Originally a Japanese meditation technique, forest bathing relaxes the mind through natural immersion and offers many health benefits. Exposure to sunlight and nature can improve sleep quality; reduces anger, fear and stress; and increases positive feelings.
The class is taught by Elias Miller, an adjunct professor, who made the incorporation of forest bathing more intentional in recent years. Now, his classes practice five-minute mediation sessions at the end of each hike.
“Hiking is unique in its ability to provide both physical and mental benefits,” said Miller. “There’s something about spending time in nature and greenery that’s really healthy for students, and I wanted to hone in that aspect of the class. It’s not just about the physicality of hiking but absorbing your surroundings and being mindful through meditation.”
Laura Cichostepski, the assistant director of Marketing, said the hiking class sizes are small and personal, capped at 12 students.
“This both limits environmental impact and facilitates a closer group bond,” said Cichostepski. “The location differs from class to class with students having the opportunity to explore county parks, state forests, local trails and Binghamton University’s 190-acre nature preserve.”
Cichostepski said Miller’s classes are energetic social hikes with a focus on skill building. Students learn how to read maps, identify local wildlife and navigate trails, all while working together to build a cooperative group dynamic.
In contrast, the forest bathing sessions are slow, reflective and quiet. These short sessions at the end of each hike help students fully immerse themselves in the present moment and connect with the natural world surrounding them.
Student reaction from participating in forest bathing is positive thus far with most feedback praising the escape the activity offers.
“After pushing yourself physically, the forest puts you in a different headspace,” said Phoebe Paul, a Binghamton senior and class participant. “It’s easy to let your mind drift, and your thoughts are going to be more positive afterward.”
Passive Recreation Benefits
Passive and leisurely recreation has been a recent growing trend in the industry. Cichostepski said passive recreation like forest bathing sustains the environment, and it helps participants build a stronger connection with nature.
“Popular passive recreation options include hiking, natural observation and photography, canoeing, and cross-country skiing,” said Cichostepski. “Additionally, participants get up close and personal with the natural world and reap the incredible health benefits of spending time outdoors. It’s also a great way to welcome novices to recreation since the barrier to entry is low.”

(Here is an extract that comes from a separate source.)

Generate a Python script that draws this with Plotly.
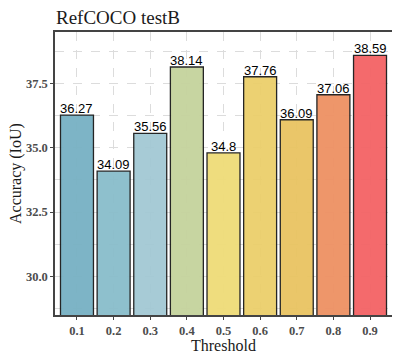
import plotly.graph_objects as go

thresholds = ["0.1", "0.2", "0.3", "0.4", "0.5", "0.6", "0.7", "0.8", "0.9"]
accuracy = [36.27, 34.09, 35.56, 38.14, 34.8, 37.76, 36.09, 37.06, 38.59]
labels = ["36.27", "34.09", "35.56", "38.14", "34.8", "37.76", "36.09", "37.06", "38.59"]
colors = ["#77b1c3", "#89bdcb", "#a3c9d4", "#c5d39d", "#efdc78", "#ebcf6b", "#e9c461",
          "#ee9163", "#f46365"]
y_ticks = [30.0, 32.5, 35.0, 37.5]

SERIF = "Liberation Serif, Times New Roman, serif"
OFF = 8  # default page body margin shifts the figure
W, H = 400, 359
L, R, T, B = 55 - OFF, 8 + OFF, 32 - OFF, 44 + OFF
PW, PH = W - L - R, H - T - B

fig = go.Figure()
fig.add_trace(go.Bar(
    x=thresholds, y=accuracy, width=0.9,
    marker=dict(color=colors, opacity=0.95, line=dict(color="#1a1a1a", width=1.3)),
))

for i, (yv, lab) in enumerate(zip(accuracy, labels)):
    fig.add_annotation(x=i, y=yv, text=lab, showarrow=False, xanchor="center",
                       yanchor="bottom", yshift=-3,
                       font=dict(family="Liberation Sans, Arial", size=13, color="black"))

axis_common = dict(showline=True, linecolor="#444444", linewidth=1.5, mirror=True,
                   ticks="outside", ticklen=3, tickcolor="#444444", tickwidth=1,
                   gridcolor="#dcdcdc", griddash="dash", gridwidth=1, zeroline=False,
                   automargin=False,
                   tickfont=dict(family=SERIF, size=12.5, color="#4d4d4d", weight="bold"))

fig.add_annotation(xref="paper", yref="paper", x=(15.5 - 55) / PW, y=0.5, text="Accuracy (IoU)",
                   textangle=-90, showarrow=False, xanchor="center", yanchor="middle",
                   font=dict(family=SERIF, size=16, color="#1a1a1a"))
fig.add_annotation(xref="paper", yref="paper", x=0.5, y=-(345 - 315) / PH, text="Threshold",
                   showarrow=False, xanchor="center", yanchor="middle",
                   font=dict(family=SERIF, size=16, color="#1a1a1a"))
fig.add_annotation(xref="paper", yref="paper", x=0, y=1 + (32 - 17) / PH, text="RefCOCO testB",
                   showarrow=False, xanchor="left", yanchor="middle", xshift=-1,
                   font=dict(family=SERIF, size=19, color="#1a1a1a"))

fig.update_layout(
    width=W, height=H,
    margin=dict(l=L, r=R, t=T, b=B, autoexpand=False),
    paper_bgcolor="white", plot_bgcolor="white",
    showlegend=False,
    xaxis=dict(axis_common, type="category", range=[-0.6, 8.6], showgrid=True),
    yaxis=dict(axis_common, range=[28.5, 39.5], tickvals=y_ticks, tickformat=".1f", showgrid=True,
               minor=dict(showgrid=True, gridcolor="#dcdcdc", griddash="dash", dtick=1.25, tick0=28.75)),
    bargap=0.1,
)

fig.write_html("out.html")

Binghamton Campus Recreation offers several courses teaching passive recreation skills: horseback riding, disc golf, fly fishing, skiing, bicycling and hiking. The department also offers non-credit activities such as group hikes focused on natural observation, introductory skills workshops for sports like cross-country skiing, and one-day tournaments for sports like disc golf.
Cichostepski said while not every college and university may have access to a nature preserve on campus, there are still plenty of ways to add passive recreation activities like forest bathing to campus life.
“Any quiet green space, like a local park with trees, can help your students experience the benefits of forest bathing,” said Cichostepski. “Before starting the session, participants should turn off their devices and end conversations. Then, instructors can guide students to focus on their senses and surroundings while encouraging them to take long, deep breaths. Students may stand, sit or lie down — whatever position is most comfortable for them.”